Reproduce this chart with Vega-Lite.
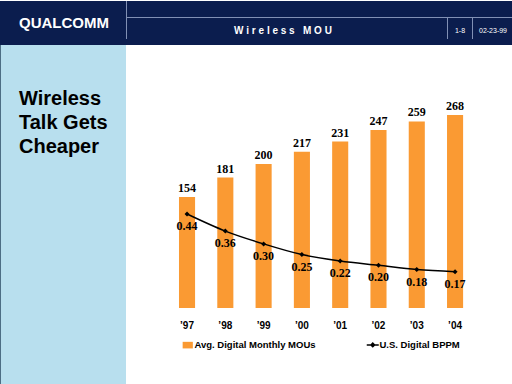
{
  "$schema": "https://vega.github.io/schema/vega-lite/v6.json",
  "padding": 0,
  "spacing": 0,
  "bounds": "flush",
  "background": "white",
  "config": {"view": {"stroke": null}, "font": "Liberation Sans"},
  "datasets": {
    "mou": [
      {"year": "’97", "mou": 154, "bppm": 0.44},
      {"year": "’98", "mou": 181, "bppm": 0.36},
      {"year": "’99", "mou": 200, "bppm": 0.30},
      {"year": "’00", "mou": 217, "bppm": 0.25},
      {"year": "’01", "mou": 231, "bppm": 0.22},
      {"year": "’02", "mou": 247, "bppm": 0.20},
      {"year": "’03", "mou": 259, "bppm": 0.18},
      {"year": "’04", "mou": 268, "bppm": 0.17}
    ]
  },
  "vconcat": [
    {
      "width": 512,
      "height": 44,
      "view": {"fill": "#0b1d4e", "stroke": null},
      "data": {"values": [{}]},
      "layer": [
        {"mark": {"type": "rule", "color": "#8190b4", "strokeWidth": 1},
         "encoding": {"x": {"value": 126.5}, "y": {"value": 0}, "y2": {"value": 38}}},
        {"mark": {"type": "rule", "color": "#8190b4", "strokeWidth": 1},
         "encoding": {"x": {"value": 126.5}, "x2": {"value": 512}, "y": {"value": 16.5}}},
        {"mark": {"type": "rule", "color": "#8190b4", "strokeWidth": 1},
         "encoding": {"x": {"value": 447.5}, "y": {"value": 16.5}, "y2": {"value": 38}}},
        {"mark": {"type": "rule", "color": "#8190b4", "strokeWidth": 1},
         "encoding": {"x": {"value": 472.5}, "y": {"value": 16.5}, "y2": {"value": 38}}},
        {"mark": {"type": "text", "color": "white", "font": "Liberation Sans", "fontWeight": "bold", "fontSize": 15, "align": "center", "baseline": "middle"},
         "encoding": {"x": {"value": 64}, "y": {"value": 22}, "text": {"value": "QUALCOMM"}}},
        {"mark": {"type": "text", "color": "white", "font": "Liberation Sans", "fontWeight": "bold", "fontSize": 10, "align": "center", "baseline": "middle"},
         "encoding": {"x": {"value": 283}, "y": {"value": 30}, "text": {"value": "W i r e l e s s\u00a0\u00a0\u00a0M O U"}}},
        {"mark": {"type": "text", "color": "white", "font": "Liberation Sans", "fontSize": 7, "align": "center", "baseline": "middle"},
         "encoding": {"x": {"value": 460}, "y": {"value": 30}, "text": {"value": "1-8"}}},
        {"mark": {"type": "text", "color": "white", "font": "Liberation Sans", "fontSize": 7, "align": "center", "baseline": "middle"},
         "encoding": {"x": {"value": 493}, "y": {"value": 30}, "text": {"value": "02-23-99"}}}
      ]
    },
    {
      "spacing": 0,
      "bounds": "flush",
      "hconcat": [
        {
          "width": 126,
          "height": 340,
          "view": {"fill": "#b8dfee", "stroke": null},
          "data": {"values": [{}]},
          "layer": [
            {"mark": {"type": "rule", "color": "#4d6e84", "strokeWidth": 1},
             "encoding": {"x": {"value": 0.5}, "y": {"value": 0}, "y2": {"value": 340}}},
            {"mark": {"type": "text", "color": "black", "font": "Liberation Sans", "fontWeight": "bold", "fontSize": 20, "align": "left", "baseline": "alphabetic", "lineHeight": 24},
             "encoding": {"x": {"value": 19}, "y": {"value": 60}, "text": {"value": ["Wireless", "Talk Gets", "Cheaper"]}}}
          ]
        },
        {
          "width": 386,
          "height": 263,
          "data": {"name": "mou"},
          "encoding": {
            "x": {
              "field": "year", "type": "nominal", "sort": null,
              "scale": {"paddingInner": 0.58, "paddingOuter": 1, "range": [14.7, 375.4]},
              "axis": {"title": null, "domain": false, "ticks": false, "labelAngle": 0, "labelFont": "Liberation Sans", "labelFontWeight": "bold", "labelFontSize": 10, "labelColor": "black", "labelPadding": 12}
            }
          },
          "layer": [
            {
              "encoding": {
                "y": {"field": "mou", "type": "quantitative", "scale": {"domain": [0, 365], "nice": false, "zero": true}, "axis": null}
              },
              "layer": [
                {"mark": {"type": "bar", "color": "#fa9a33"},
                 "encoding": {"color": {"datum": "Avg. Digital Monthly MOUs", "type": "nominal",
                   "scale": {"domain": ["Avg. Digital Monthly MOUs", "U.S. Digital BPPM"], "range": ["#fa9a33", "black"]},
                   "legend": {
                     "title": null, "orient": "none", "legendX": 183, "legendY": 339, "direction": "horizontal",
                     "labelFont": "Liberation Sans", "labelFontWeight": "bold", "labelFontSize": 9.5, "labelColor": "black",
                     "symbolSize": 144, "labelOffset": 2, "columnPadding": 47,
                     "encode": {"symbols": {"update": {
                       "shape": {"signal": "datum.value === 'U.S. Digital BPPM' ? 'M-1,0H1M-0.3,0L0,-0.3L0.3,0L0,0.3Z' : 'M-0.85,-0.55H0.85V0.55H-0.85Z'"},
                       "fill": {"signal": "datum.value === 'U.S. Digital BPPM' ? 'black' : '#fa9a33'"},
                       "stroke": {"signal": "datum.value === 'U.S. Digital BPPM' ? 'black' : '#fa9a33'"},
                       "strokeWidth": {"signal": "datum.value === 'U.S. Digital BPPM' ? 1.5 : 0"},
                       "fillOpacity": {"value": 1},
                       "opacity": {"value": 1}
                     }}}
                   }}}},
                {"mark": {"type": "text", "font": "Liberation Serif", "fontWeight": "bold", "fontSize": 12, "baseline": "alphabetic", "dy": -5, "color": "black"},
                 "encoding": {"text": {"field": "mou", "type": "quantitative"}}}
              ]
            },
            {
              "encoding": {
                "y": {"field": "bppm", "type": "quantitative", "scale": {"domain": [0, 1.231], "nice": false, "zero": true}, "axis": null}
              },
              "layer": [
                {"mark": {"type": "line", "color": "black", "strokeWidth": 1.5, "interpolate": "monotone",
                          "point": {"shape": "diamond", "filled": true, "size": 25, "color": "black"}},
                 "encoding": {"color": {"datum": "U.S. Digital BPPM", "type": "nominal"}}},
                {"mark": {"type": "text", "font": "Liberation Serif", "fontWeight": "bold", "fontSize": 12, "baseline": "alphabetic", "dy": 16, "color": "black"},
                 "encoding": {"text": {"field": "bppm", "type": "quantitative", "format": ".2f"}}}
              ]
            }
          ],
          "resolve": {"scale": {"y": "independent"}}
        }
      ]
    }
  ]
}
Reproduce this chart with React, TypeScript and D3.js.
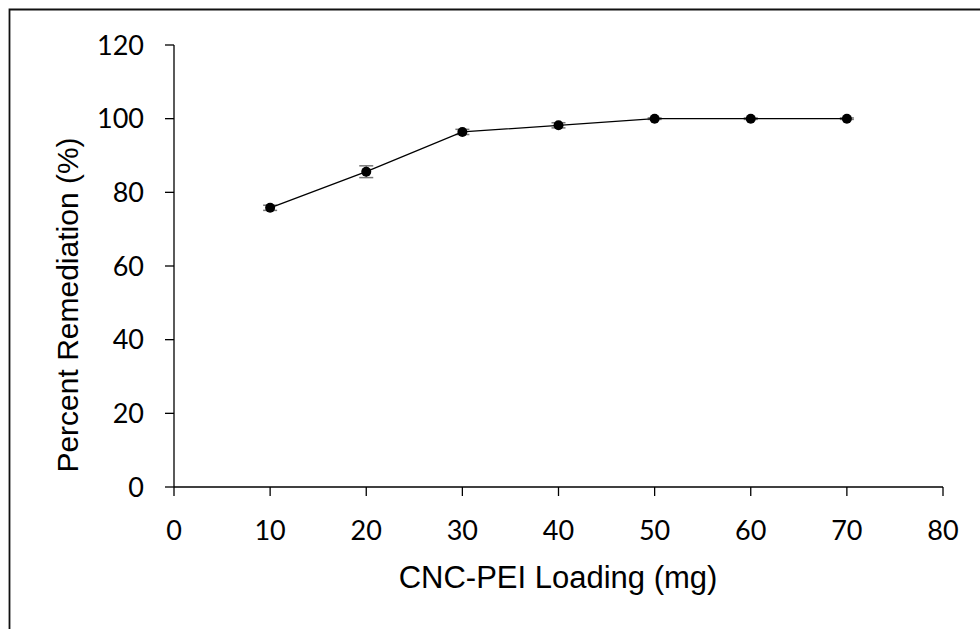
import React from "react";
import * as d3 from "d3";

const loadings = [10, 20, 30, 40, 50, 60, 70];
const remediation = [75.8, 85.6, 96.4, 98.2, 100, 100, 100];
const errors = [0.7, 1.6, 0.7, 0.7, 0.2, 0.2, 0.2];
const xTicks = [0, 10, 20, 30, 40, 50, 60, 70, 80];
const yTicks = [0, 20, 40, 60, 80, 100, 120];

export default function App() {
  const W = 980, H = 629;
  const x = d3.scaleLinear().domain([0, 80]).range([174, 943]);
  const y = d3.scaleLinear().domain([0, 120]).range([487, 45]);
  const line = d3.line<number>().x((_, i) => x(loadings[i])).y((d) => y(d));
  const tickFont = "Lato, 'Open Sans', sans-serif";
  const titleFont = "'Liberation Sans', Arial, sans-serif";
  return (
    <svg width={W} height={H} style={{ position: "absolute", left: 0, top: 0, background: "#fff" }}>
      <rect x={0} y={0} width={W} height={H} fill="#fff" />
      <path d={`M9.5,${H} L9.5,9.5 L${W},9.5`} fill="none" stroke="#111" strokeWidth={1.8} />
      {/* y axis */}
      <line x1={x(0)} x2={x(0)} y1={y(120)} y2={y(0)} stroke="#000" strokeWidth={1.3} />
      {yTicks.map((t) => (
        <g key={"y" + t}>
          <line x1={x(0) - 9} x2={x(0)} y1={y(t)} y2={y(t)} stroke="#000" strokeWidth={1.3} />
          <text x={144} y={y(t)} dy="0.36em" textAnchor="end" fontFamily={tickFont} fontSize={27} fill="#000">{t}</text>
        </g>
      ))}
      {/* x axis */}
      <line x1={x(0)} x2={x(80)} y1={y(0)} y2={y(0)} stroke="#000" strokeWidth={1.3} />
      {xTicks.map((t) => (
        <g key={"x" + t}>
          <line x1={x(t)} x2={x(t)} y1={y(0)} y2={y(0) + 9} stroke="#000" strokeWidth={1.3} />
          <text x={x(t)} y={540} textAnchor="middle" fontFamily={tickFont} fontSize={27} fill="#000">{t}</text>
        </g>
      ))}
      <text x={558} y={588} textAnchor="middle" fontFamily={titleFont} fontSize={31} fill="#000">CNC-PEI Loading (mg)</text>
      <text transform={`translate(78,${305}) rotate(-90)`} textAnchor="middle" fontFamily={titleFont} fontSize={30} fill="#000">Percent Remediation (%)</text>
      {/* error bars */}
      {remediation.map((v, i) => (
        <g key={"e" + i} stroke="#777" strokeWidth={1.5}>
          <line x1={x(loadings[i])} x2={x(loadings[i])} y1={y(v - errors[i])} y2={y(v + errors[i])} />
          <line x1={x(loadings[i]) - 7} x2={x(loadings[i]) + 7} y1={y(v - errors[i])} y2={y(v - errors[i])} />
          <line x1={x(loadings[i]) - 7} x2={x(loadings[i]) + 7} y1={y(v + errors[i])} y2={y(v + errors[i])} />
        </g>
      ))}
      <path d={line(remediation) || ""} fill="none" stroke="#000" strokeWidth={1.3} />
      {remediation.map((v, i) => (
        <circle key={"p" + i} cx={x(loadings[i])} cy={y(v)} r={5} fill="#000" />
      ))}
    </svg>
  );
}
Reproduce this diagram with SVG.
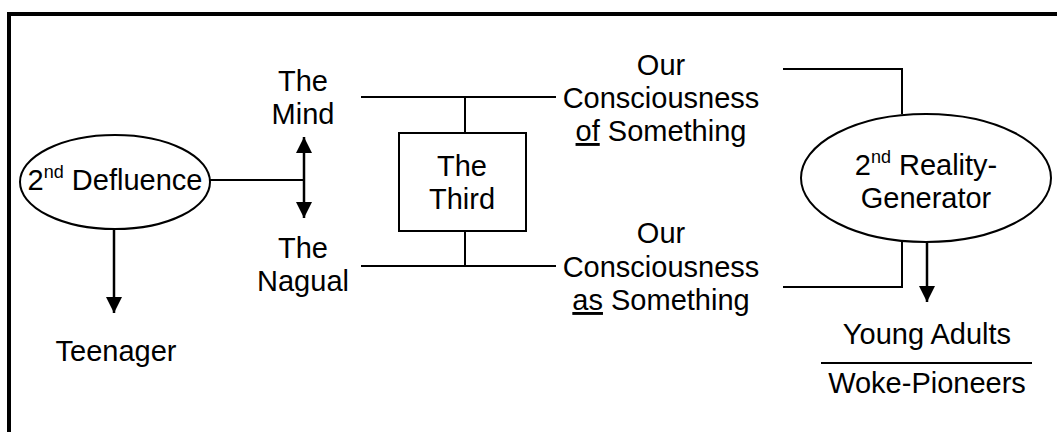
<svg xmlns="http://www.w3.org/2000/svg" width="1057" height="432" viewBox="0 0 1057 432">
<defs>
<style>
text{font-family:"Liberation Sans",Arial,sans-serif;font-size:29px;fill:#000;text-anchor:middle}
.sup{font-size:18px}
.u{text-decoration:underline}
.ln{fill:none;stroke:#000;stroke-width:2}
.ar{fill:none;stroke:#000;stroke-width:2.5}
.sh{fill:#fff;stroke:#000;stroke-width:2}
</style>
<marker id="ah" markerUnits="userSpaceOnUse" markerWidth="16" markerHeight="16" viewBox="0 0 15 15" refX="15" refY="7.5" orient="auto">
<path d="M0,0 L15,7.5 L0,15 z" fill="#000"/>
</marker>
</defs>
<rect x="0" y="0" width="1057" height="432" fill="#fff"/>
<path d="M9,432 V14 H1057" fill="none" stroke="#000" stroke-width="4"/>
<g id="connectors">
<path class="ln" d="M210,180 H304"/>
<path class="ar" d="M304,180 V137" marker-end="url(#ah)"/>
<path class="ar" d="M304,180 V218" marker-end="url(#ah)"/>
<path class="ar" d="M114,230 V313" marker-end="url(#ah)"/>
<path class="ln" d="M361,97 H556"/>
<path class="ln" d="M465,97 V133"/>
<path class="ln" d="M361,266 H556"/>
<path class="ln" d="M465,231 V266"/>
<path class="ln" d="M783,69 H902 V114"/>
<path class="ln" d="M783,287 H902 V242"/>
<path class="ar" d="M927,242 V302" marker-end="url(#ah)"/>
<path class="ln" d="M821,363 H1032"/>
</g>
<g id="defluence">
<ellipse class="sh" cx="115" cy="182" rx="95" ry="47"/>
<text x="115" y="190">2<tspan class="sup" dy="-12">nd</tspan><tspan dy="12"> Defluence</tspan></text>
</g>
<g id="teenager"><text x="116" y="361">Teenager</text></g>
<g id="mind"><text x="303" y="91">The</text><text x="303" y="124">Mind</text></g>
<g id="nagual"><text x="303" y="258">The</text><text x="303" y="291">Nagual</text></g>
<g id="third">
<rect class="sh" x="399" y="133" width="127" height="98"/>
<text x="462" y="176">The</text><text x="462" y="209">Third</text>
</g>
<g id="cons-of">
<text x="661" y="75">Our</text>
<text x="661" y="108">Consciousness</text>
<text x="661" y="141"><tspan class="u">of</tspan> Something</text>
</g>
<g id="cons-as">
<text x="661" y="243">Our</text>
<text x="661" y="277">Consciousness</text>
<text x="661" y="310"><tspan class="u">as</tspan> Something</text>
</g>
<g id="reality">
<ellipse class="sh" cx="926" cy="178" rx="125" ry="64"/>
<text x="926" y="175">2<tspan class="sup" dy="-12">nd</tspan><tspan dy="12"> Reality-</tspan></text>
<text x="926" y="208">Generator</text>
</g>
<g id="young"><text x="927" y="344">Young Adults</text></g>
<g id="woke"><text x="927" y="393">Woke-Pioneers</text></g>
</svg>
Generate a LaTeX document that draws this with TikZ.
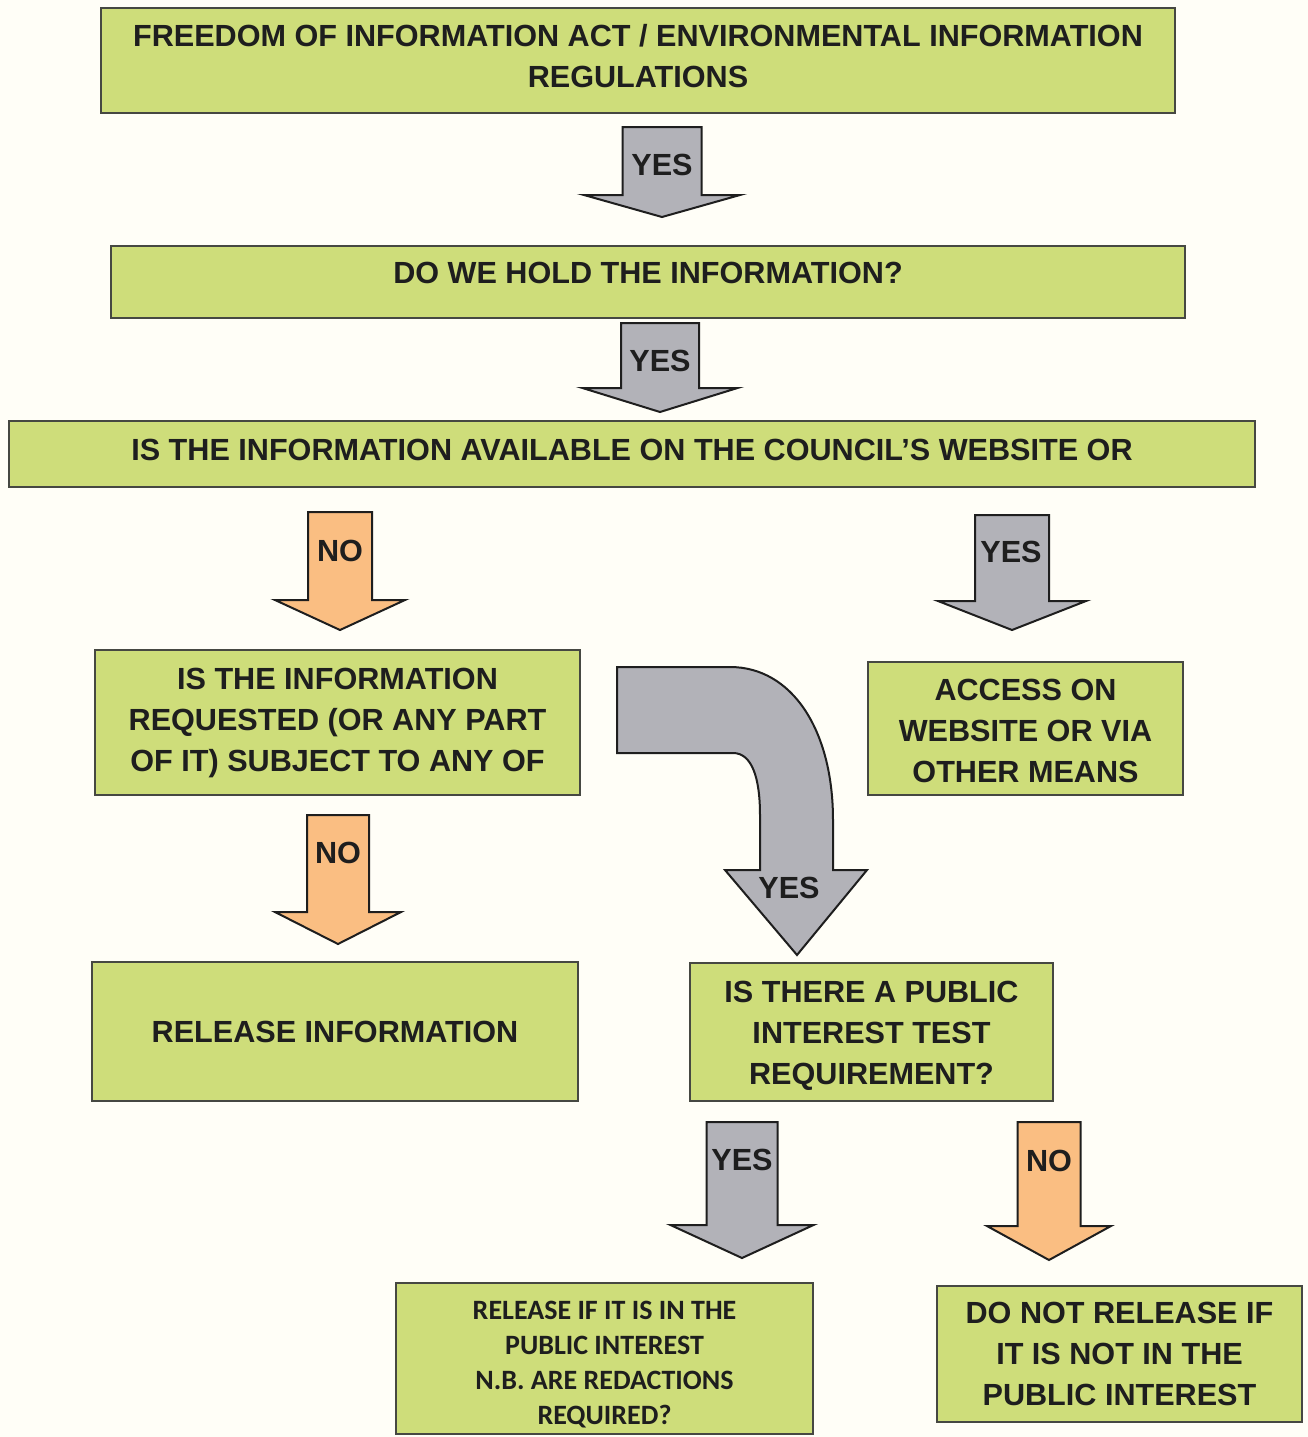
\documentclass[tikz,border=0pt]{standalone}
\usepackage{fontspec}
\setmainfont{Liberation Sans}
\newfontfamily\narrowfont{Carlito}
\usepackage{tikz}
\definecolor{boxgreen}{RGB}{206,221,122}
\definecolor{arrgray}{RGB}{178,178,184}
\definecolor{arrorange}{RGB}{250,190,130}
\definecolor{edgegray}{RGB}{70,72,66}
\definecolor{inkblack}{RGB}{30,30,30}
\definecolor{papercream}{RGB}{255,254,247}

% block arrow: style, x centre, top, shaft half width, head base, head half width, tip
\newcommand{\blockarrow}[7]{%
  \draw[#1] ({#2-#4},#3) -- ({#2+#4},#3) -- ({#2+#4},#5) -- ({#2+#6},#5)
    -- (#2,#7) -- ({#2-#6},#5) -- ({#2-#4},#5) -- cycle;}
% invisible spacers to lift or drop a text inside its box
\newcommand{\liftby}[1]{\rule[-#1]{0pt}{#1}}
\newcommand{\dropby}[1]{\rule{0pt}{#1}}

\begin{document}
\begin{tikzpicture}[x=0.5pt, y=-0.5pt,
    box/.style={rectangle, draw=edgegray, fill=boxgreen, line width=1.2pt, inner sep=0pt,
        align=center, text=inkblack, font=\fontsize{15.3}{20.5}\selectfont\bfseries},
    yesarr/.style={draw=inkblack, fill=arrgray, line width=1pt},
    noarr/.style={draw=inkblack, fill=arrorange, line width=1pt},
    lab/.style={inner sep=0pt, text=inkblack, font=\fontsize{15.3}{18}\selectfont\bfseries}
]
\useasboundingbox (0,0) rectangle (1308,1437);
\fill[papercream] (0,0) rectangle (1308,1437);

\node[box, minimum width=537pt, minimum height=52.5pt] (foi) at (638,60.5)
    {FREEDOM OF INFORMATION ACT / ENVIRONMENTAL INFORMATION\\REGULATIONS\liftby{5pt}};
\node[box, minimum width=537pt, minimum height=36pt] (hold) at (648,282)
    {DO WE HOLD THE INFORMATION?\liftby{9pt}};
\node[box, minimum width=623pt, minimum height=33pt] (web) at (632,454)
    {IS THE INFORMATION AVAILABLE ON THE COUNCIL’S WEBSITE OR\liftby{4pt}};
\node[box, minimum width=242.5pt, minimum height=72.5pt] (subj) at (337.5,722.5)
    {IS THE INFORMATION\\REQUESTED (OR ANY PART\\OF IT) SUBJECT TO ANY OF};
\node[box, minimum width=157.5pt, minimum height=66.5pt] (access) at (1025.5,728.5)
    {\dropby{13pt}ACCESS ON\\WEBSITE OR VIA\\OTHER MEANS};
\node[box, minimum width=243pt, minimum height=69.5pt] (release) at (335,1031.5)
    {RELEASE INFORMATION};
\node[box, minimum width=181.5pt, minimum height=69pt] (pit) at (871.5,1032)
    {\dropby{14pt}IS THERE A PUBLIC\\INTEREST TEST\\REQUIREMENT?};
\node[box, minimum width=208.5pt, minimum height=75.5pt,
    font=\narrowfont\fontsize{14}{17.5}\selectfont\bfseries] (relif) at (604.5,1358.5)
    {\dropby{15.5pt}RELEASE IF IT IS IN THE\\PUBLIC INTEREST\\N.B. ARE REDACTIONS\\REQUIRED?};
\node[box, minimum width=182.5pt, minimum height=68pt] (donot) at (1119.5,1354)
    {DO NOT RELEASE IF\\IT IS NOT IN THE\\PUBLIC INTEREST};

% straight block arrows
\blockarrow{yesarr}{662}{127}{39.5}{195}{78}{217}
\node[lab] (yes1) at (662,165) {YES};
\blockarrow{yesarr}{660}{323}{39}{388}{77.5}{412}
\node[lab] (yes2) at (660,361) {YES};
\blockarrow{noarr}{340}{512}{32}{600}{65}{630}
\node[lab] (no1) at (340,551) {NO};
\blockarrow{yesarr}{1012}{515}{37}{601}{74}{630}
\node[lab] (yes3) at (1011,552) {YES};
\blockarrow{noarr}{338}{815}{31}{912}{63}{944}
\node[lab] (no2) at (338,853) {NO};
\blockarrow{yesarr}{742}{1122}{35.5}{1225}{71.5}{1258}
\node[lab] (yes5) at (742,1160) {YES};
\blockarrow{noarr}{1049}{1122}{31.5}{1226}{62}{1260}
\node[lab] (no3) at (1049,1161) {NO};

% bent arrow
\draw[yesarr] (617,667) -- (730,667) .. controls (792,667) and (833,730) .. (833,820)
    -- (833,870) -- (867,870) -- (797,955) -- (725,870) -- (760,870) -- (760,815)
    .. controls (760,778) and (752,753) .. (733,753) -- (617,753) -- cycle;
\node[lab] (yes4) at (789,888) {YES};
\end{tikzpicture}
\end{document}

Problem to solve:
Take every line above carrying "Reproduce" and return it.

The reply:
Reproduce this chart with Vega-Lite.
Reproduce this chart with React, TypeScript and D3.js.
Reproduce this diagram with SVG.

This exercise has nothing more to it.